Studio album by Lucy Ward
- Released: 2 October 2015
- Genre: Folk music; Singer-songwriter
- Label: Betty Beetroot Records — CD: BETTY01; LP: BETTY01LP
- Producer: Stu Hanna

Lucy Ward chronology
| Single Flame (2013) | I Dreamt I Was a Bird (2015) | Pretty Warnings (2018) |

= I Dreamt I Was a Bird =

I Dreamt I Was a Bird, the third album of British singer-songwriter Lucy Ward, was released in the United Kingdom by Betty Beetroot Records on 2 October 2015. It consists of eight original compositions by Lucy Ward and one traditional ballad – "Lord Randall". The album's title is taken from the lyrics of one of its tracks, "Daniel and the Mermaid".

==Reception==

The album was critically acclaimed, receiving four-starred reviews in The Daily Telegraph, in Songwriting magazine and in Northern Sky magazine.
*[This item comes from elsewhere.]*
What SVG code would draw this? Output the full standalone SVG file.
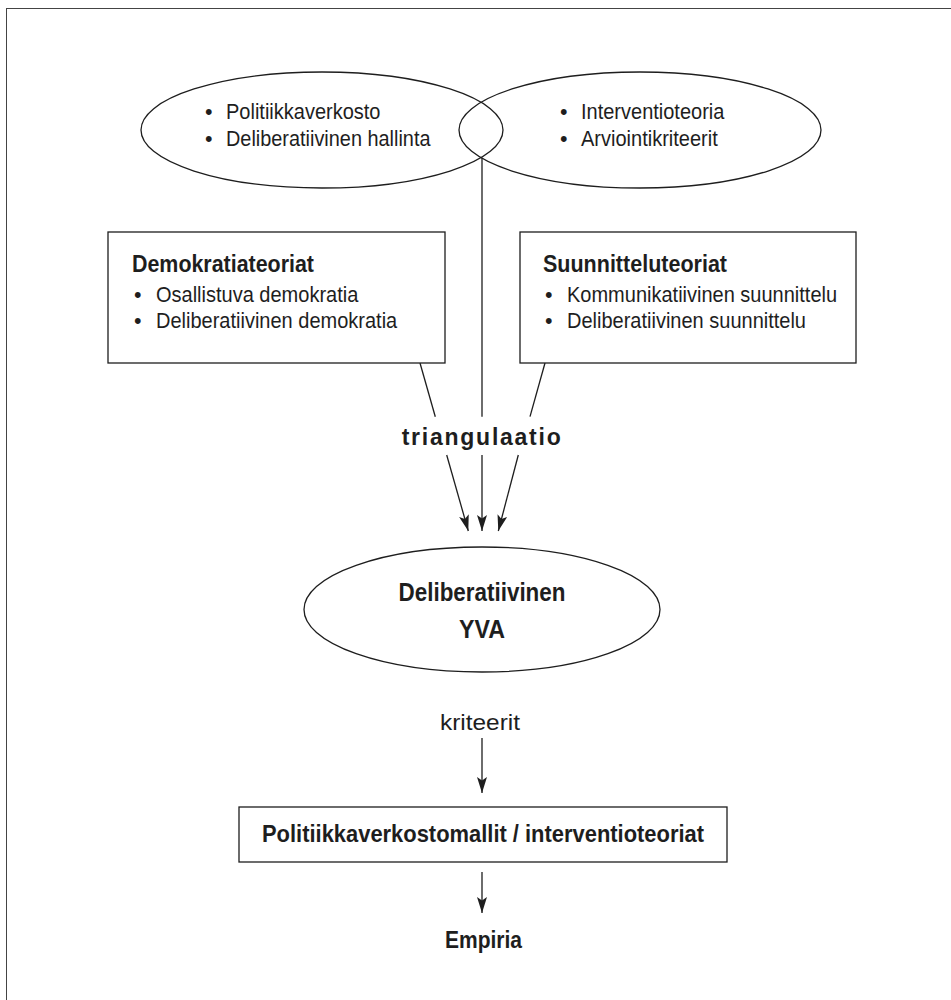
<svg xmlns="http://www.w3.org/2000/svg" width="951" height="1000" viewBox="0 0 951 1000">
<defs>
<style>
.ln{stroke:#1e1e1e;stroke-width:1.3;fill:none}
.sh{fill:#fff;stroke:#1e1e1e;stroke-width:1.3}
.t{font-family:"Liberation Sans",Arial,sans-serif;font-size:21.5px;fill:#1e1e1e}
.b{font-family:"Liberation Sans",Arial,sans-serif;font-weight:bold;fill:#1e1e1e}
</style>
<marker id="ah" viewBox="0 0 16 10" refX="16" refY="5" markerWidth="16" markerHeight="10" markerUnits="userSpaceOnUse" orient="auto">
<path d="M0,0 L16,5 L0,10 L3.5,5 z" fill="#1e1e1e"/>
</marker>
</defs>
<rect width="951" height="1000" fill="#fff"/>
<rect x="6.5" y="8.5" width="1000" height="1000" fill="none" stroke="#444" stroke-width="1"/>

<g id="connectors">
<line class="ln" x1="420" y1="363" x2="435.3" y2="416.7"/>
<line class="ln" x1="446.7" y1="455" x2="468.3" y2="531" marker-end="url(#ah)"/>
<line class="ln" x1="482" y1="157.7" x2="482" y2="416.7"/>
<line class="ln" x1="482" y1="455" x2="482" y2="531" marker-end="url(#ah)"/>
<line class="ln" x1="545" y1="363" x2="530" y2="416.7"/>
<line class="ln" x1="518.3" y1="455" x2="498.3" y2="531" marker-end="url(#ah)"/>
<line class="ln" x1="482" y1="738" x2="482" y2="793" marker-end="url(#ah)"/>
<line class="ln" x1="482" y1="872" x2="482" y2="913" marker-end="url(#ah)"/>
<text class="b" x="401.7" y="445" font-size="23" textLength="159" lengthAdjust="spacing">triangulaatio</text>
<text class="t" x="440" y="730" font-size="25.5" textLength="80" lengthAdjust="spacingAndGlyphs">kriteerit</text>
</g>

<g id="ellipse-left">
<ellipse cx="322" cy="130" rx="181" ry="58" class="ln"/>
<text class="t" x="205" y="119">•</text>
<text class="t" x="226" y="119" textLength="154.5" lengthAdjust="spacingAndGlyphs">Politiikkaverkosto</text>
<text class="t" x="205" y="146">•</text>
<text class="t" x="226" y="146" textLength="204.5" lengthAdjust="spacingAndGlyphs">Deliberatiivinen hallinta</text>
</g>

<g id="ellipse-right">
<ellipse cx="640" cy="130" rx="181" ry="58" class="ln"/>
<text class="t" x="560" y="119">•</text>
<text class="t" x="581" y="119" textLength="143.4" lengthAdjust="spacingAndGlyphs">Interventioteoria</text>
<text class="t" x="560" y="146">•</text>
<text class="t" x="581" y="146" textLength="136.7" lengthAdjust="spacingAndGlyphs">Arviointikriteerit</text>
</g>

<g id="box-demokratia">
<rect x="108" y="232" width="337" height="131" class="sh"/>
<text class="b" x="132" y="272" font-size="23.5" textLength="182" lengthAdjust="spacingAndGlyphs">Demokratiateoriat</text>
<text class="t" x="134" y="302">•</text>
<text class="t" x="156" y="302" textLength="202.3" lengthAdjust="spacingAndGlyphs">Osallistuva demokratia</text>
<text class="t" x="134" y="328">•</text>
<text class="t" x="156" y="328" textLength="241.2" lengthAdjust="spacingAndGlyphs">Deliberatiivinen demokratia</text>
</g>

<g id="box-suunnittelu">
<rect x="520" y="232" width="336" height="131" class="sh"/>
<text class="b" x="543" y="272" font-size="23.5" textLength="184" lengthAdjust="spacingAndGlyphs">Suunnitteluteoriat</text>
<text class="t" x="545" y="302">•</text>
<text class="t" x="567" y="302" textLength="270.1" lengthAdjust="spacingAndGlyphs">Kommunikatiivinen suunnittelu</text>
<text class="t" x="545" y="328">•</text>
<text class="t" x="567" y="328" textLength="239" lengthAdjust="spacingAndGlyphs">Deliberatiivinen suunnittelu</text>
</g>

<g id="ellipse-yva">
<ellipse cx="482" cy="609.5" rx="178" ry="62.5" class="sh"/>
<text class="b" x="398.5" y="601" font-size="26" textLength="167" lengthAdjust="spacingAndGlyphs">Deliberatiivinen</text>
<text class="b" x="459" y="638" font-size="26" textLength="46" lengthAdjust="spacingAndGlyphs">YVA</text>
</g>

<g id="box-mallit">
<rect x="239" y="807" width="488" height="55" class="sh"/>
<text class="b" x="262" y="842" font-size="24.5" textLength="442" lengthAdjust="spacingAndGlyphs">Politiikkaverkostomallit / interventioteoriat</text>
</g>

<g id="empiria">
<text class="b" x="445" y="948" font-size="24" textLength="77" lengthAdjust="spacingAndGlyphs">Empiria</text>
</g>
</svg>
It was awarded Album of the Year 2015 by Fatea magazine. Helen Gregory, reviewing the album for Folk Radio UK, described it as "a sterling example of all that is good about contemporary folk music in Britain today". In a review for Artree, Phil Daniels described I Dreamt I Was a Bird as "musically compelling", surpassing both her previous albums.

Professional ratings
Review scores
| Source | Rating |
| Louder than War |  |
| The Daily Telegraph |  |
| Songwriting |  |
| Northern Sky |  |

==Songs==
"Lion", commissioned by Billy Bragg for the 14-18 NOW project, is about Rifleman Robert Loveless Barker, executed, aged 21, for cowardice during the First World War. He is commemorated on the Shot at Dawn Memorial at the National Memorial Arboretum in Staffordshire.

==Track listing==
1. "Summers That We Made" (Lucy Ward), 4.00
2. "Ode to Whittaker Brown" (Lucy Ward), 4.52
3. "Creatures and Demons" (Lucy Ward), 3.29
4. "Lord Randall" (Roud 10; Child 12) (traditional, arranged by Lucy Ward), 4.32
5. "Lion" (Lucy Ward), 4.10
6. "Song for Lola" (lyrics: Lucy Ward; music: Lucy Ward and Stu Hanna), 4.39
7. "Daniel and the Mermaid" (arranged by Lucy Ward), 3.45
8. "Connie and Bud" (Lucy Ward), 4.54
9. "Return to Earth" (Lucy Ward), 2.55

==Personnel==
- Lucy Ward – vocals, guitar, harmonium, concertina, percussion, banjo
- Anna Esslemont – violin
- Debbie Hanna – backing vocals
- Stu Hanna – guitars, piano, Mellotron, B3 organs, violin, backing vocals
- Sam Pegg – bass guitar
- Lukas Drinkwater – double bass
- Stephen MacLachlan – drums
- Brighouse and Rastrick Brass Band (on "Lion")

==Production==
I Dreamt I Was a Bird was produced by Stu Hanna from Megson, who also performs on the album, with his wife Debbie Hanna providing backing vocals. The album was engineered by Stu Hanna and Stephen MacLachlan. The photography and album art was by Elly Lucas.